Output the material exactly, but drop every image it holds.

━━━━━━━━━━

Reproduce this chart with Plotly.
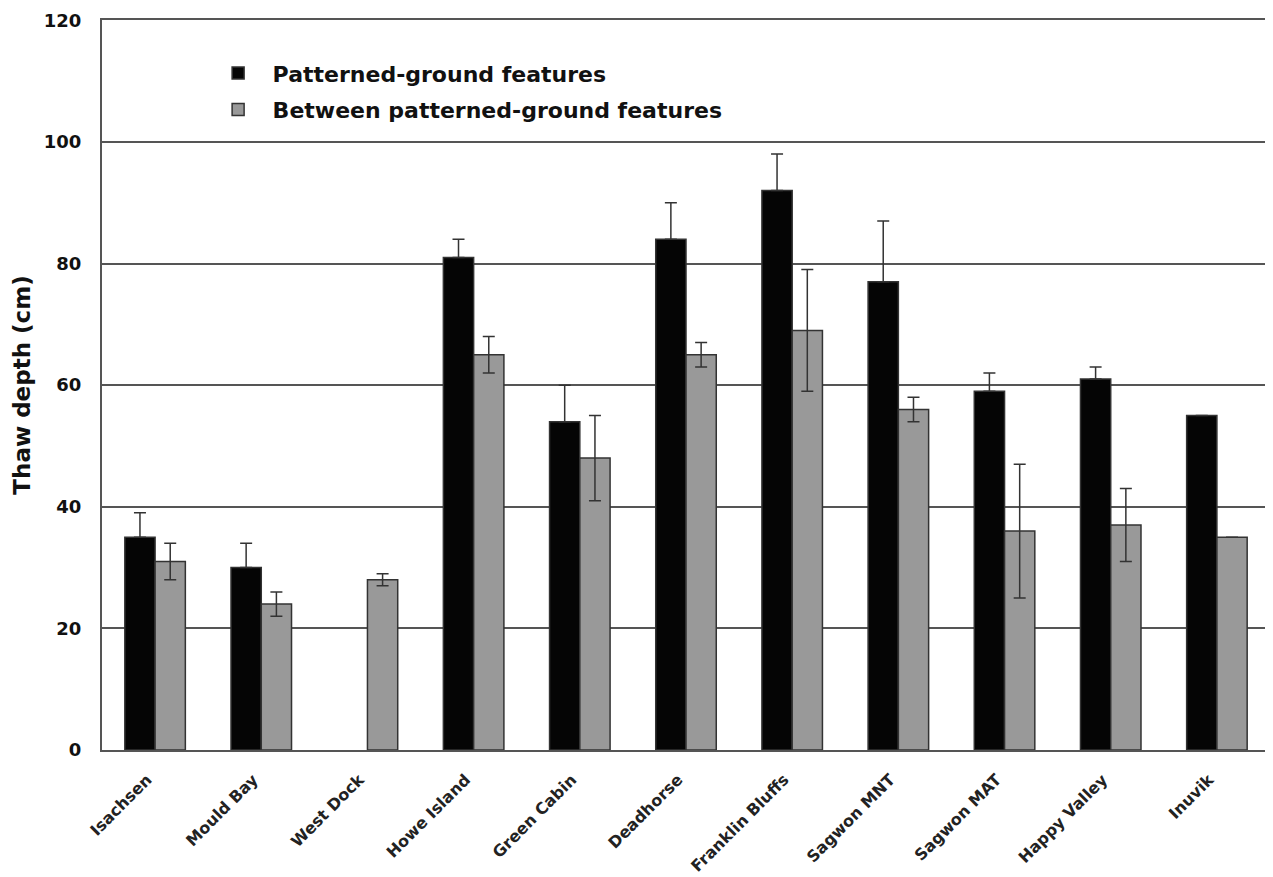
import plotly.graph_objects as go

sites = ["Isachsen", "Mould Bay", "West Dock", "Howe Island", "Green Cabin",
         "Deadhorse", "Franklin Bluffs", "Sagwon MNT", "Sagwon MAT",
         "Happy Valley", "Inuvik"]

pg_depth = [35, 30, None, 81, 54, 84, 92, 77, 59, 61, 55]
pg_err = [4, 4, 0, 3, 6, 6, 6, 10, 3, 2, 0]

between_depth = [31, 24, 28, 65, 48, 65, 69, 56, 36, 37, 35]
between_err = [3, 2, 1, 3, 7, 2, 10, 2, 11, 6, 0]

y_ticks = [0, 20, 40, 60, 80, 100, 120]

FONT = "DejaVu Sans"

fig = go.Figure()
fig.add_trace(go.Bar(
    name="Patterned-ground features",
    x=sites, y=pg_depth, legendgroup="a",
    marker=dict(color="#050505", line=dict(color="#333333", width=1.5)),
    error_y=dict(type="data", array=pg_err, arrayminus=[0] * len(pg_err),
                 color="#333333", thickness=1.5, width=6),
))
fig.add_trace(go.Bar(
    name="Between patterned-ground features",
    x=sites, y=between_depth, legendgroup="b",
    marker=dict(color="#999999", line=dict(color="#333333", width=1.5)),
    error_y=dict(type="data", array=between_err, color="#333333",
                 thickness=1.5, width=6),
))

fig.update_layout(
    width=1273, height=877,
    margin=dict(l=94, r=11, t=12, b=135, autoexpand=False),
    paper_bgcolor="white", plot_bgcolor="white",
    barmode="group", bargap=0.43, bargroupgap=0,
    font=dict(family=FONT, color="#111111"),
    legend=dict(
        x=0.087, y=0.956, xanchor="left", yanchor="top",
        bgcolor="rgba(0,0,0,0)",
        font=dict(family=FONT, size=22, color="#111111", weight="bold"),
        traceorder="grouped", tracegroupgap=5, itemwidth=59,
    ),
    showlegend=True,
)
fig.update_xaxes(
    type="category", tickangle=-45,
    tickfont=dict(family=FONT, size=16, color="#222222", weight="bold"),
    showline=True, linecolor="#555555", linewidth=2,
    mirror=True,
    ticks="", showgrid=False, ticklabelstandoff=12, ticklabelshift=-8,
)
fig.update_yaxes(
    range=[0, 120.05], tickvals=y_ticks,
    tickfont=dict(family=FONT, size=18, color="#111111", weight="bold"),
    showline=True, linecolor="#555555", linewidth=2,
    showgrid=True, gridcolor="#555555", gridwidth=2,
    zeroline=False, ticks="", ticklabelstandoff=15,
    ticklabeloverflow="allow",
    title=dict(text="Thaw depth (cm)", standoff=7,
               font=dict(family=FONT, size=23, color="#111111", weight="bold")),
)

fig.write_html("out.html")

━━━━━━━━━━

Output of the exercise.
Reproduce this chart with Plotly.
import plotly.graph_objects as go

sites = ["Isachsen", "Mould Bay", "West Dock", "Howe Island", "Green Cabin",
         "Deadhorse", "Franklin Bluffs", "Sagwon MNT", "Sagwon MAT",
         "Happy Valley", "Inuvik"]

pg_depth = [35, 30, None, 81, 54, 84, 92, 77, 59, 61, 55]
pg_err = [4, 4, 0, 3, 6, 6, 6, 10, 3, 2, 0]

between_depth = [31, 24, 28, 65, 48, 65, 69, 56, 36, 37, 35]
between_err = [3, 2, 1, 3, 7, 2, 10, 2, 11, 6, 0]

y_ticks = [0, 20, 40, 60, 80, 100, 120]

FONT = "DejaVu Sans"

fig = go.Figure()
fig.add_trace(go.Bar(
    name="Patterned-ground features",
    x=sites, y=pg_depth, legendgroup="a",
    marker=dict(color="#050505", line=dict(color="#333333", width=1.5)),
    error_y=dict(type="data", array=pg_err, arrayminus=[0] * len(pg_err),
                 color="#333333", thickness=1.5, width=6),
))
fig.add_trace(go.Bar(
    name="Between patterned-ground features",
    x=sites, y=between_depth, legendgroup="b",
    marker=dict(color="#999999", line=dict(color="#333333", width=1.5)),
    error_y=dict(type="data", array=between_err, color="#333333",
                 thickness=1.5, width=6),
))

fig.update_layout(
    width=1273, height=877,
    margin=dict(l=94, r=11, t=12, b=135, autoexpand=False),
    paper_bgcolor="white", plot_bgcolor="white",
    barmode="group", bargap=0.43, bargroupgap=0,
    font=dict(family=FONT, color="#111111"),
    legend=dict(
        x=0.087, y=0.956, xanchor="left", yanchor="top",
        bgcolor="rgba(0,0,0,0)",
        font=dict(family=FONT, size=22, color="#111111", weight="bold"),
        traceorder="grouped", tracegroupgap=5, itemwidth=59,
    ),
    showlegend=True,
)
fig.update_xaxes(
    type="category", tickangle=-45,
    tickfont=dict(family=FONT, size=16, color="#222222", weight="bold"),
    showline=True, linecolor="#555555", linewidth=2,
    mirror=True,
    ticks="", showgrid=False, ticklabelstandoff=12, ticklabelshift=-8,
)
fig.update_yaxes(
    range=[0, 120.05], tickvals=y_ticks,
    tickfont=dict(family=FONT, size=18, color="#111111", weight="bold"),
    showline=True, linecolor="#555555", linewidth=2,
    showgrid=True, gridcolor="#555555", gridwidth=2,
    zeroline=False, ticks="", ticklabelstandoff=15,
    ticklabeloverflow="allow",
    title=dict(text="Thaw depth (cm)", standoff=7,
               font=dict(family=FONT, size=23, color="#111111", weight="bold")),
)

fig.write_html("out.html")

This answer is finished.